Busy weeks, so no post for quite a while. Will rectify over the next couple of weeks of holiday I'm sure. What I have achieved in the last few weeks:
Turned an elderly fellow's racist rant about immigrants stealing our money/jobs/pies into a rant directed entirely at the French and disabled people. (He also claimed that they were getting rid of the Routemaster buses, not because they were inefficient, small and polluting but for the equally valid reason that they had no disabled access and couldn't be modified. My response was that we should modify the disabled people, which he agreed enthusiastically with.)
Persuaded my friends to change their names temporarily to various Russian hero names. (There was a fascinating trend in the Post-revolutionary USSR to name your children after acronyms of patriotic events, such as Vilen (V. I. Lenin).

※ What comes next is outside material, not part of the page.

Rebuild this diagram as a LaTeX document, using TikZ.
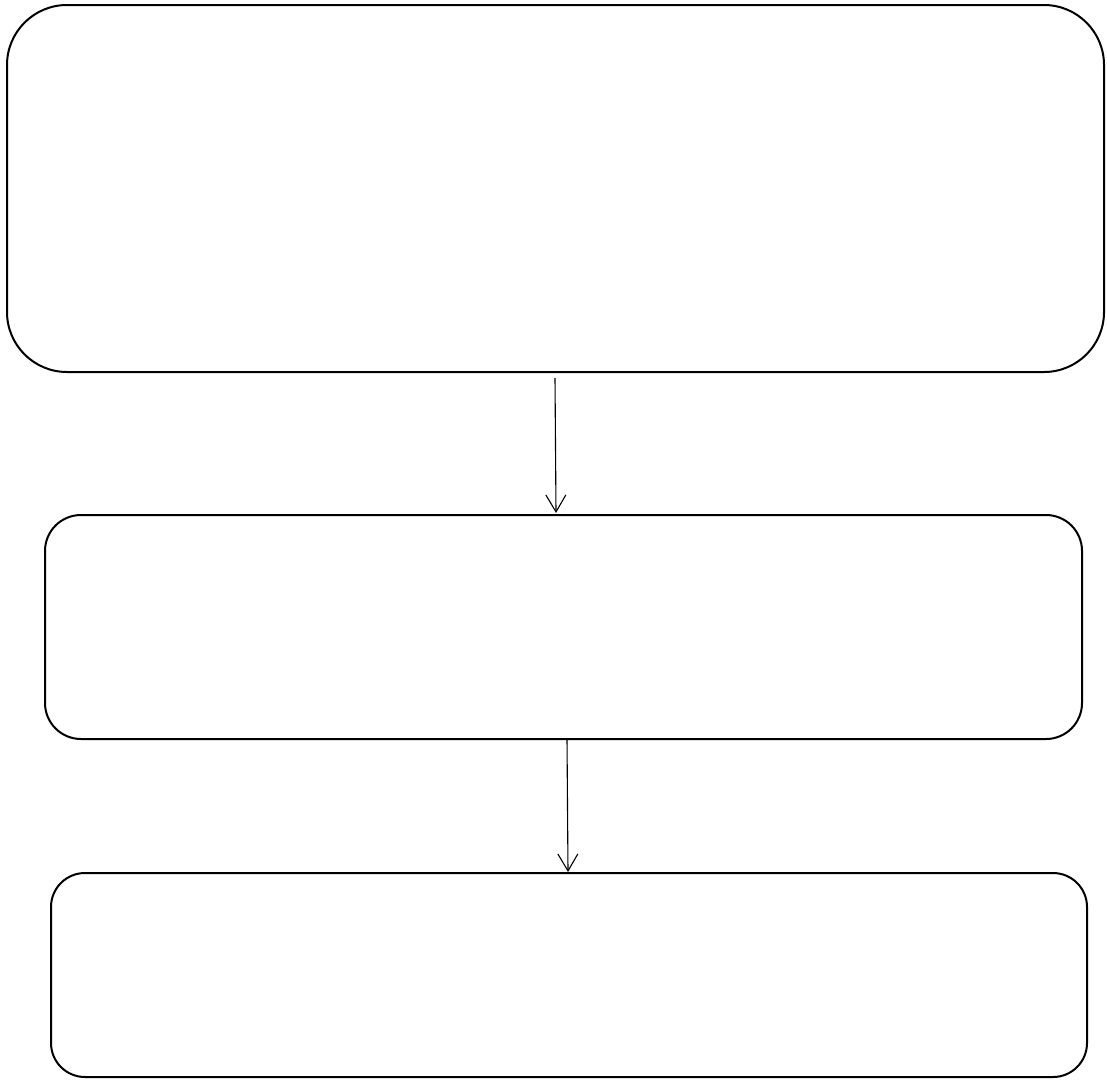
\documentclass[tikz,border=0pt]{standalone}
\usetikzlibrary{arrows.meta}
\begin{document}
\begin{tikzpicture}[x=1pt,y=1pt,
  boxstyle/.style={draw=black,line width=2pt,rectangle,inner sep=0pt,outer sep=0pt,fill=white},
  conn/.style={draw=black,line width=1.1pt,-{Straight Barb[length=17pt,width=20pt,line width=1.1pt]}}]
\useasboundingbox[fill=white] (0,0) rectangle (1107,-1079);
\node[boxstyle,rounded corners=60pt,minimum width=1097pt,minimum height=367pt] (b1) at (555.5,-188.5) {};
\node[boxstyle,rounded corners=36pt,minimum width=1037pt,minimum height=224pt] (b2) at (563.5,-627) {};
\node[boxstyle,rounded corners=34pt,minimum width=1036pt,minimum height=204pt] (b3) at (569,-975) {};
\draw[conn] ([xshift=-0.5pt,yshift=-6pt]b1.south) -- ([xshift=-7.5pt,yshift=2pt]b2.north);
\draw[conn] ([xshift=3.5pt]b2.south) -- ([xshift=-1pt,yshift=1pt]b3.north);
\end{tikzpicture}
\end{document}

I am now Lorijerik (????????)which means " Lenin, October Revolution, industrialisation, electrification, radiofication and communism" Who says communism is dead?

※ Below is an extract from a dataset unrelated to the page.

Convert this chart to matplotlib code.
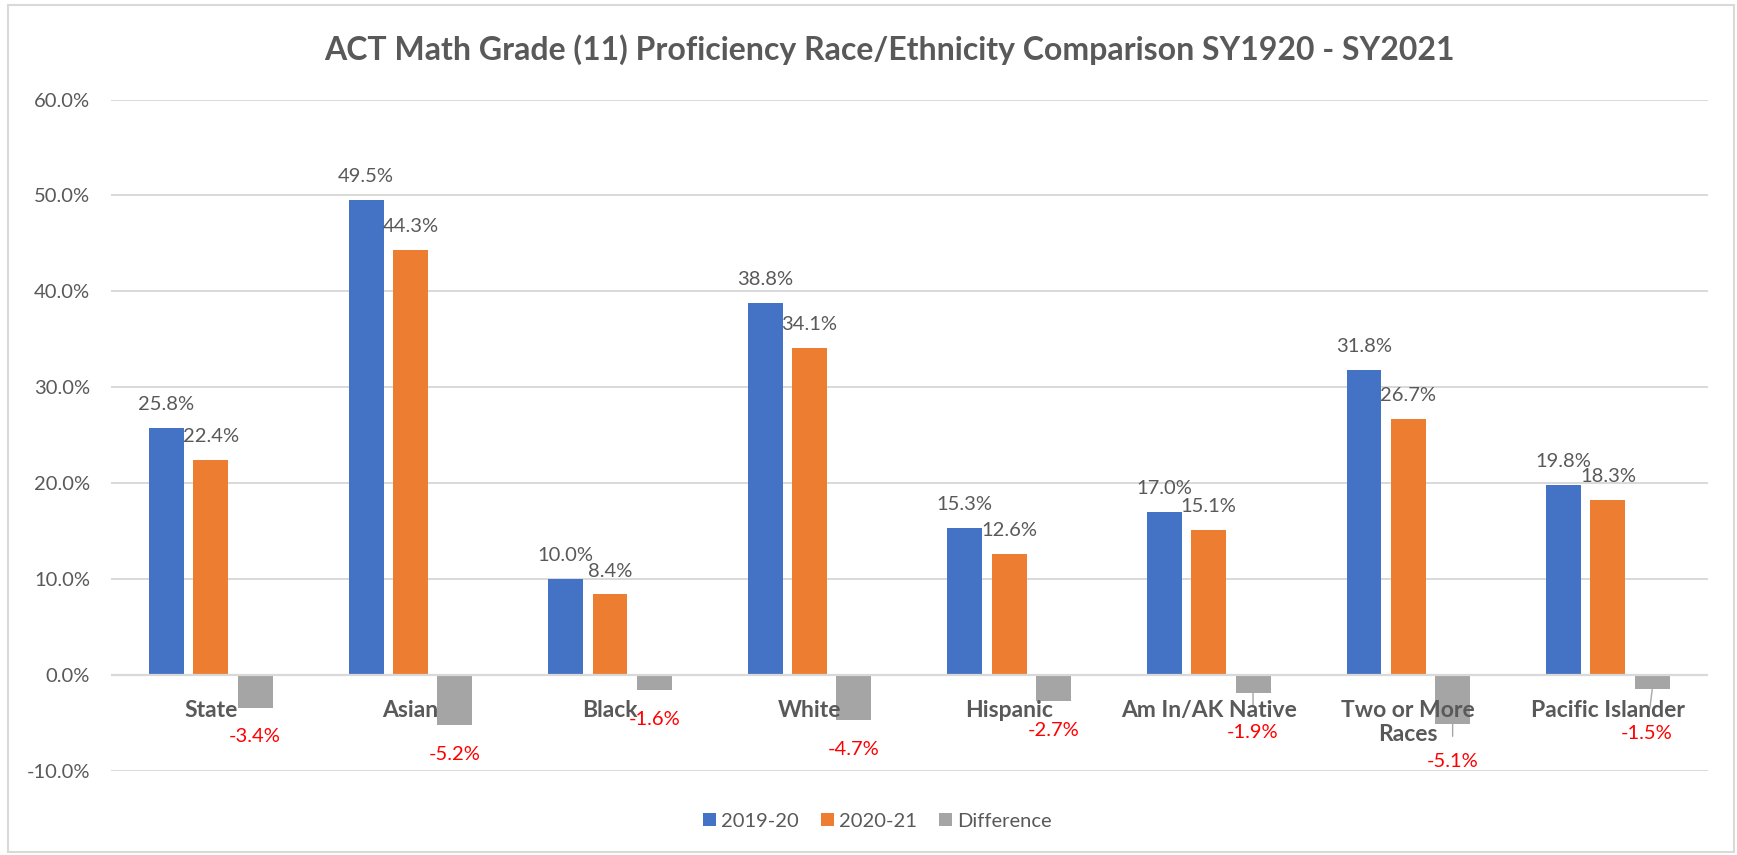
#!/usr/bin/env python3
from __future__ import annotations

import matplotlib

matplotlib.use("Agg")
import matplotlib.pyplot as plt
import numpy as np
from matplotlib.patches import Patch, Rectangle
from matplotlib.ticker import FuncFormatter

plt.rcParams["font.family"] = ["Lato", "DejaVu Sans"]

TITLE = "ACT Math Grade (11) Proficiency Race/Ethnicity Comparison SY1920 - SY2021"
CATEGORIES = [
    "State",
    "Asian",
    "Black",
    "White",
    "Hispanic",
    "Am In/AK Native",
    "Two or More\nRaces",
    "Pacific Islander",
]
SERIES_NAMES = ["2019-20", "2020-21", "Difference"]
VALUES_1920 = [0.258, 0.495, 0.100, 0.388, 0.153, 0.170, 0.318, 0.198]
VALUES_2021 = [0.224, 0.443, 0.084, 0.341, 0.126, 0.151, 0.267, 0.183]
DIFFERENCE = [-0.034, -0.052, -0.016, -0.047, -0.027, -0.019, -0.051, -0.015]
Y_TICKS = [-0.1, 0.0, 0.1, 0.2, 0.3, 0.4, 0.5, 0.6]

COLORS = ["#4472C4", "#ED7D31", "#A5A5A5"]
TEXT_GREY = "#595959"
GRID_GREY = "#D9D9D9"
LABEL_SIZE = 14.5

# manual placement of the (negative) difference labels, in points: (dx, dy, leader line)
DIFF_LABEL_OFFSETS = {
    0: (0, -21, False),
    1: (0, -21, False),
    2: (0, -21, False),
    3: (0, -21, False),
    4: (0, -21, False),
    5: (0, -28, True),
    6: (0, -27, True),
    7: (-4, -31.5, True),
}


def main() -> None:
    W, H = 1737, 855
    fig = plt.figure(figsize=(W / 100, H / 100), dpi=100)
    ax = fig.add_axes([111 / W, 1 - 771 / H, (1707.7 - 111) / W, (771 - 99.5) / H])

    x = np.arange(len(CATEGORIES))
    step = 0.222
    width = 0.175
    series = [VALUES_1920, VALUES_2021, DIFFERENCE]

    for k, (vals, color) in enumerate(zip(series, COLORS)):
        ax.bar(x + (k - 1) * step, vals, width=width, color=color, zorder=2)

    # positive value labels above bars
    for k in range(2):
        for xi, v in zip(x + (k - 1) * step, series[k]):
            ax.annotate(
                f"{v:.1%}",
                xy=(xi, v),
                xytext=(0, 16.8),
                textcoords="offset points",
                ha="center",
                va="center",
                fontsize=LABEL_SIZE,
                color=TEXT_GREY,
                zorder=4,
            )

    # difference labels below the grey bars
    for i, (xi, v) in enumerate(zip(x + step, DIFFERENCE)):
        dx, dy, leader = DIFF_LABEL_OFFSETS[i]
        arrow = None
        if leader:
            arrow = dict(arrowstyle="-", color="#A6A6A6", lw=1.0, shrinkA=10, shrinkB=0)
        ax.annotate(
            f"{v:.1%}",
            xy=(xi, v),
            xytext=(dx, dy),
            textcoords="offset points",
            ha="center",
            va="center",
            fontsize=LABEL_SIZE,
            color="#FF0000",
            arrowprops=arrow,
            zorder=4,
        )

    # category labels just under the zero line
    for xi, name in zip(x, CATEGORIES):
        ax.annotate(
            name,
            xy=(xi, 0),
            xytext=(0, -18),
            textcoords="offset points",
            ha="center",
            va="top",
            fontsize=16.5,
            fontweight="bold",
            color=TEXT_GREY,
            linespacing=1.2,
            zorder=4,
        )

    ax.set_xlim(-0.5, len(CATEGORIES) - 0.5)
    ax.set_ylim(-0.1, 0.6)
    ax.set_yticks(Y_TICKS)
    ax.yaxis.set_major_formatter(FuncFormatter(lambda v, _: f"{v:.1%}"))
    ax.set_xticks([])
    ax.tick_params(axis="y", length=0, pad=15, labelsize=LABEL_SIZE, labelcolor=TEXT_GREY)
    ax.grid(axis="y", color=GRID_GREY, lw=1.4, zorder=0)
    ax.axhline(0, color=GRID_GREY, lw=1.6, zorder=3)
    for spine in ax.spines.values():
        spine.set_visible(False)

    fig.text(
        889 / W,
        1 - 50 / H,
        TITLE,
        ha="center",
        va="center",
        fontsize=23,
        fontweight="bold",
        color=TEXT_GREY,
    )

    handles = [Patch(facecolor=c, edgecolor="none") for c in COLORS]
    fig.legend(
        handles,
        SERIES_NAMES,
        loc="center",
        bbox_to_anchor=(877 / W, 1 - 821 / H),
        ncol=3,
        frameon=False,
        fontsize=LABEL_SIZE,
        labelcolor=TEXT_GREY,
        handlelength=0.65,
        handleheight=0.65,
        handletextpad=0.25,
        columnspacing=1.1,
    )

    fig.patches.append(
        Rectangle(
            (8 / W, 1 - 852 / H),
            (1734 - 8) / W,
            (852 - 5) / H,
            transform=fig.transFigure,
            fill=False,
            edgecolor=GRID_GREY,
            lw=1.5,
        )
    )

    fig.savefig("out.png", dpi=100)
    plt.close(fig)


if __name__ == "__main__":
    main()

Saw basketball for the first time in Guildford. Weird game, everyone looks normal-sized until you chat to them and get a crick in your neck. Also, as always, it went to a ridiculous tie-breaker and one team lost by a hair's breadth. Crazy game, odd entertainment in the innumerable intervals, but not actually that interesting. Ho-hum.

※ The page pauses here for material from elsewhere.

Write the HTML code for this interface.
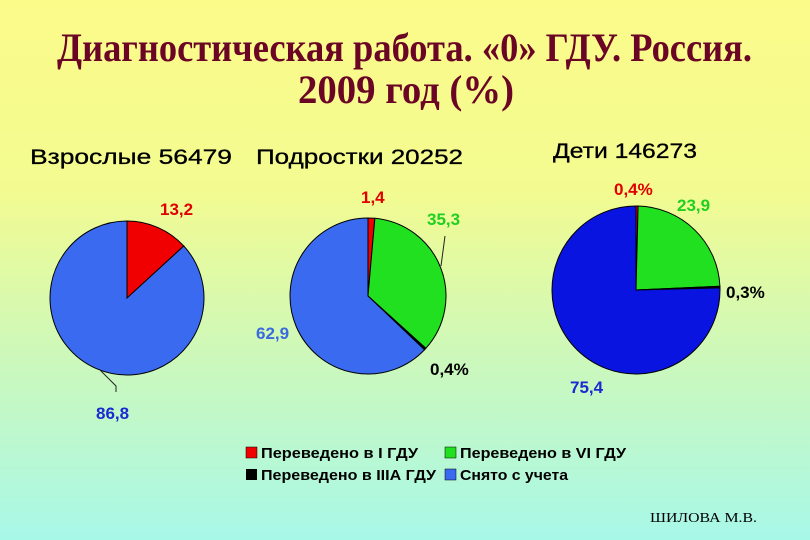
<!DOCTYPE html>
<html><head><meta charset="utf-8"><style>
body{margin:0;width:810px;height:540px;overflow:hidden}
svg{display:block}
</style></head><body>
<svg width="810" height="540" xmlns="http://www.w3.org/2000/svg">
<defs><linearGradient id="bg" x1="0" y1="0" x2="0" y2="1">
<stop offset="0" stop-color="#fbfb8a"/><stop offset="0.35" stop-color="#f3fb90"/><stop offset="0.7" stop-color="#c8f8c0"/><stop offset="1" stop-color="#a8f8e8"/></linearGradient></defs>
<rect width="810" height="540" fill="url(#bg)"/>
<g font-family="Liberation Serif, serif" font-weight="bold" fill="#6b0525" font-size="40">
<text x="57" y="61" textLength="695" lengthAdjust="spacingAndGlyphs">Диагностическая работа. «0» ГДУ. Россия.</text>
<text x="298" y="103" textLength="216" lengthAdjust="spacingAndGlyphs">2009 год  (%)</text>
</g>
<g font-family="Liberation Sans, sans-serif" font-size="21" fill="#000" stroke="#000" stroke-width="0.3">
<text x="30" y="164" textLength="202" lengthAdjust="spacingAndGlyphs">Взрослые 56479</text>
<text x="256" y="164" textLength="207" lengthAdjust="spacingAndGlyphs">Подростки  20252</text>
<text x="553" y="158" textLength="144" lengthAdjust="spacingAndGlyphs">Дети 146273</text>
</g>
<g id="pies"></g>
<g font-family="Liberation Sans, sans-serif" font-weight="bold" font-size="17">
<text x="160" y="215" fill="#e00000">13,2</text>
<text x="96" y="419" fill="#1a2ad0">86,8</text>
<path d="M100 370 L116 386 L116 392" stroke="#222" fill="none"/>
<text x="361" y="203" fill="#e00000">1,4</text>
<text x="427" y="225" fill="#20d020">35,3</text>
<path d="M445 236 L441 266" stroke="#222" fill="none"/>
<text x="430" y="375" fill="#000">0,4%</text>
<text x="256" y="339" fill="#3a6ae0">62,9</text>
<text x="614" y="195" fill="#e00000">0,4%</text>
<text x="677" y="211" fill="#20d020">23,9</text>
<text x="726" y="298" fill="#000">0,3%</text>
<text x="570" y="393" fill="#1a2ad0">75,4</text>
</g>
<g font-family="Liberation Sans, sans-serif" font-weight="bold" font-size="15" fill="#000">
<rect x="246" y="447" width="11" height="11" fill="#f00000" stroke="#000" stroke-width="0.5"/>
<text x="261" y="458" textLength="157" lengthAdjust="spacingAndGlyphs">Переведено в I ГДУ</text>
<rect x="445" y="447" width="11" height="11" fill="#20e020" stroke="#000" stroke-width="0.5"/>
<text x="460" y="458" textLength="166" lengthAdjust="spacingAndGlyphs">Переведено в VI ГДУ</text>
<rect x="246" y="469" width="11" height="11" fill="#000"/>
<text x="261" y="480" textLength="175" lengthAdjust="spacingAndGlyphs">Переведено в IIIА ГДУ</text>
<rect x="445" y="469" width="11" height="11" fill="#3a6af0" stroke="#000" stroke-width="0.5"/>
<text x="460" y="480" textLength="108" lengthAdjust="spacingAndGlyphs">Снято с учета</text>
</g>
<text x="650" y="522" font-family="Liberation Serif, serif" font-size="14" textLength="107" lengthAdjust="spacingAndGlyphs" fill="#000">ШИЛОВА М.В.</text>
</svg>
<script>
const categories = ["I ГДУ", "VI ГДУ", "IIIА ГДУ", "Снято с учета"];
const adultsValues = [13.2, 0, 0, 86.8];
const teensValues = [1.4, 35.3, 0.4, 62.9];
const childrenValues = [0.4, 23.9, 0.3, 75.4];
const colorsA = ["#f00000", "#20e020", "#000000", "#3a6af0"];
const colorsC = ["#f00000", "#20e020", "#000000", "#0a14e0"];
const NS = "http://www.w3.org/2000/svg";
const g = document.getElementById("pies");
function drawPie(vals, cx, cy, r, colors, name) {
  const tot = vals.reduce((a, b) => a + b, 0);
  let a0 = 0;
  vals.forEach((v, i) => {
    if (v <= 0) return;
    const a1 = a0 + v / tot * 2 * Math.PI;
    const x0 = cx + r * Math.sin(a0), y0 = cy - r * Math.cos(a0);
    const x1 = cx + r * Math.sin(a1), y1 = cy - r * Math.cos(a1);
    const large = (a1 - a0) > Math.PI ? 1 : 0;
    const p = document.createElementNS(NS, "path");
    p.setAttribute("d", `M${cx} ${cy} L${x0} ${y0} A${r} ${r} 0 ${large} 1 ${x1} ${y1} Z`);
    p.setAttribute("fill", colors[i]);
    p.setAttribute("stroke", "#000");
    p.setAttribute("stroke-width", "1");
    
    
    g.appendChild(p);
    a0 = a1;
  });
}
drawPie(adultsValues, 127, 298, 77, colorsA, "adults-pie");
drawPie(teensValues, 368, 296, 78, colorsA, "teens-pie");
drawPie(childrenValues, 636, 290, 84, colorsC, "children-pie");
</script>
</body></html>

I've taken up Squash! By which I mean, I've bought a racket and played twice and now hurt all over. Hurrah!
Played various games. Shadow of the Colossus is one where you (a small horse-riding boy) have to fight tower-block sized giants (like basketballers) by climbing up them and stabbing them in the vitals. It's like a puzzle where the level is a moving landscape and you have to reach a certain point. Absolutely awe-inspiring, but eventually repetitive. I've also been playing Star Wars: Empire at War, a good solid RTS from Activision involving space and land combat. It feels like Medieval Total War (the dual level, resource-gathering element) and Command & Conquer (2D RTS planet-battles on fixed-path maps), but with Star Wars hero characters. I've played the overly-cutesy village-sim Animal Crossing (pictured) excessively with friends, but got fairly bored fairly quickly; limiting your level of social interaction but adding little rarely makes for a good game. I tried playing the vehicular MMO Auto Assault, but couldn't get even on the server.
The best of the lot though, I only got to play for a day. Elder Scrolls IV: Oblivion is a small world where you can wander the wilds, make your own adventures and so on. There's more to do in it than I can possibly convey in a couple of sentences, so I'll simply quote from my article from the mag (yes, I'm quoting myself, fol-de-rol) "The true beginning of Oblivion is when you step away from those tight training levels and out of the claustrophobic sewers at the base of Cyrodil. Your heart skips a beat. "Look", your brain gesticulates, "that's a big lake and on the far shore, there's some haunting ruins, and behind them some hills and trees", and then it gets tired, and melts a bit, and you just have to sit down and just look for fifty minutes as the day-night cycle runs and the stars go away and your face is dappled by sunlight and then a light drizzle starts and you still can't quite cope with the openness and variety of the world, nor with the oil painting styling of it, until a wolf starts gnawing on your leg and you have to run away."